The war remains deeply unpopular to the US public and to Democratic leaders in Congress, who have been unable to force Bush's hand on troop withdrawals.
US commanders credit a Sunni backlash against al-Qaida in Iraq with helping reduce violence over the past six months. But devastating attacks persist even as Iraqi casualties are down by 55 per cent nationwide since June 2007, according to an Associated Press count.
So far, nine of 18 Iraqi provinces have reverted from US military to Iraqi security control, although the handover has gone slower than the Bush administration once hoped, mainly because of obstacles to developing sufficient Iraqi police and army forces. Anbar Province – once a hotbed of insurgency activity – is expected to revert to Iraqi control in March, a top U.S. commander said this week.
Bush said he and his top general didn't talk about specific troop levels. Instead, Bush said they discussed the parameters for continuing to assess the situation leading into the March report, including Bush's edict that "any position he recommends needs to be based upon success."
"That's what happened the last time," he said.
"It's that same priniciple that's going to guide my decision. I made that clear to the general," Bush said.
He defended his decision a year to order a buildup of troops to Iraq, the one that is now scheduled to essentially phase out by this summer.
"The new way forward I announced a year ago changed our approach in fundamental ways," he said. "Iraq is now a different place from one year ago."
Bush also defended the progress made by the central government in Baghdad, which has lagged in passing legislative reforms seen as key to tamping down the sectarian violence that still plagues the country and hampers other progress.
"What they've gone through to where they are now is good progress," Bush said, adding it still isn't enough.
"I'm not making excuses for the government," he added. "They have got more work to do."
Bush's comments came during an eight-day trip to the region, as he pivoted from Mideast peacemaking to the war that has defined his presidency.
Afterward, Bush gave about five minutes of thank-you remarks to cheering troops at the base.

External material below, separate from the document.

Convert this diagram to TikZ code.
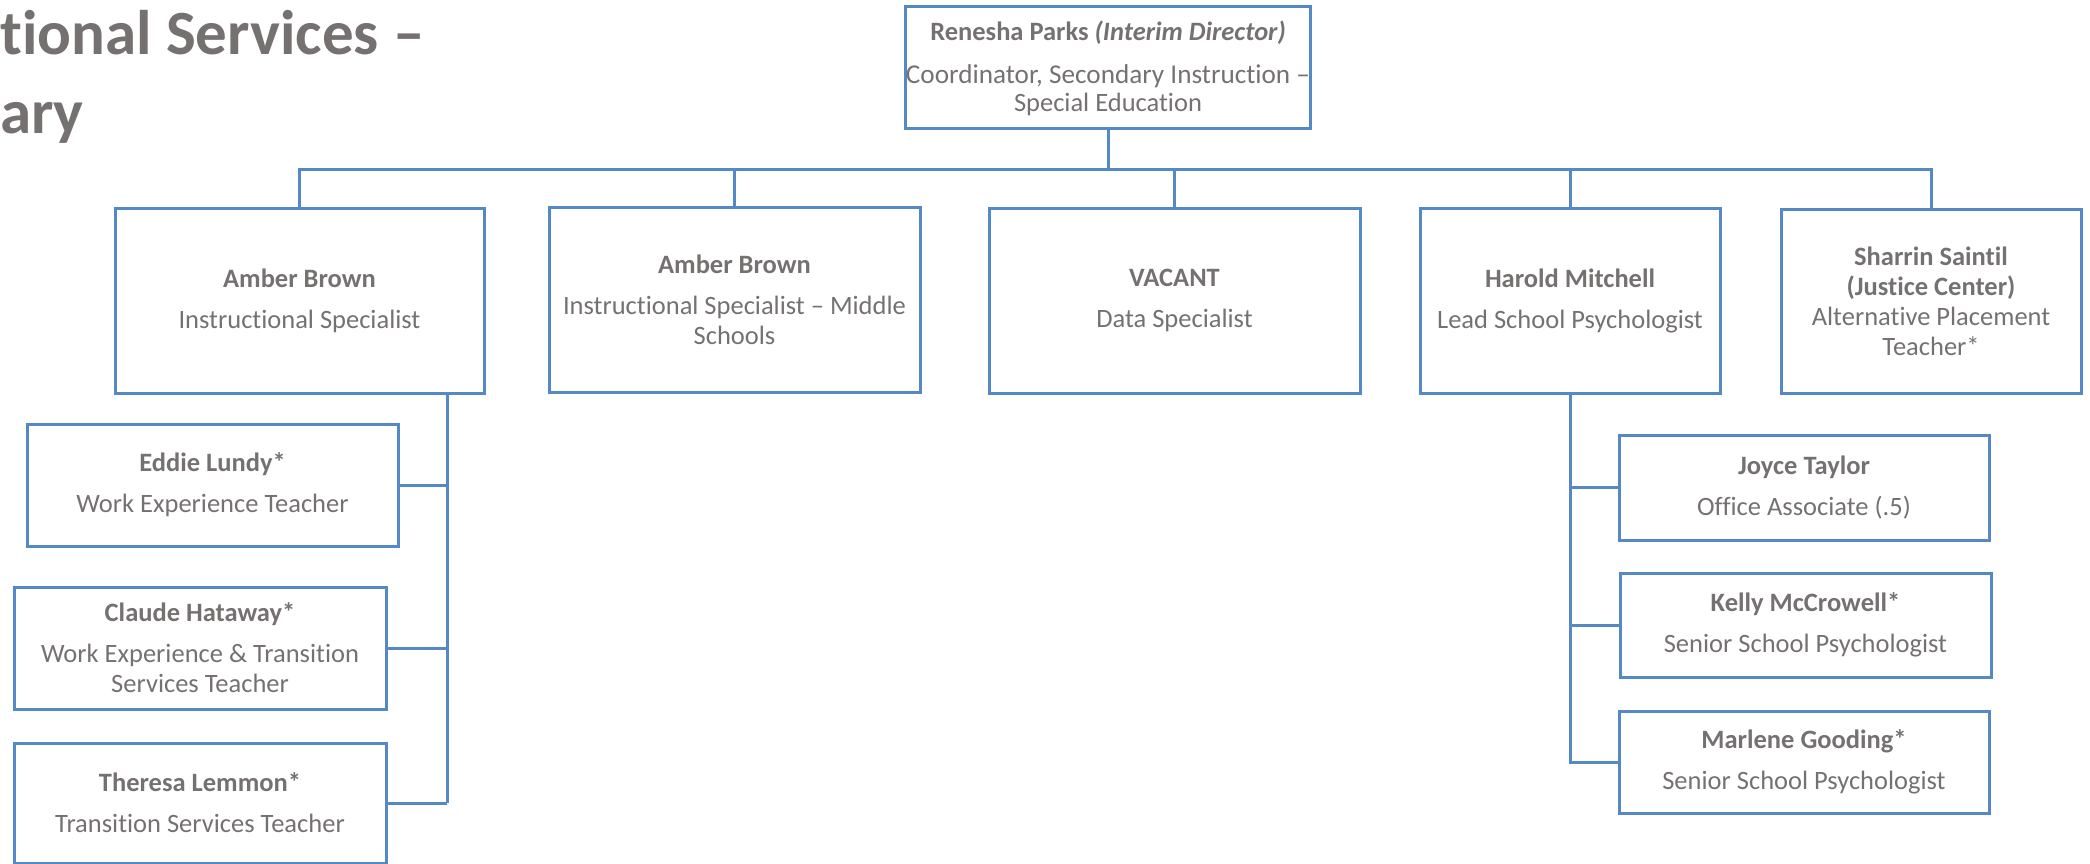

"It's hard work that you're doing. But it's necessary work," the president told them. "There is no doubt in my mind that we will succeed. There is no doubt in my mind that when history is written, the final page will say, `Victory was achieved by the United States of America for the good of the world.'"
En route to Kuwait on Friday, the United States dampened hopes for swift agreement on a MidEast peace deal, as Secretary of State Condoleezza Rice cautioned against expecting a "blinding flash" of Arab backing for cooperation with Israel, their historic enemy.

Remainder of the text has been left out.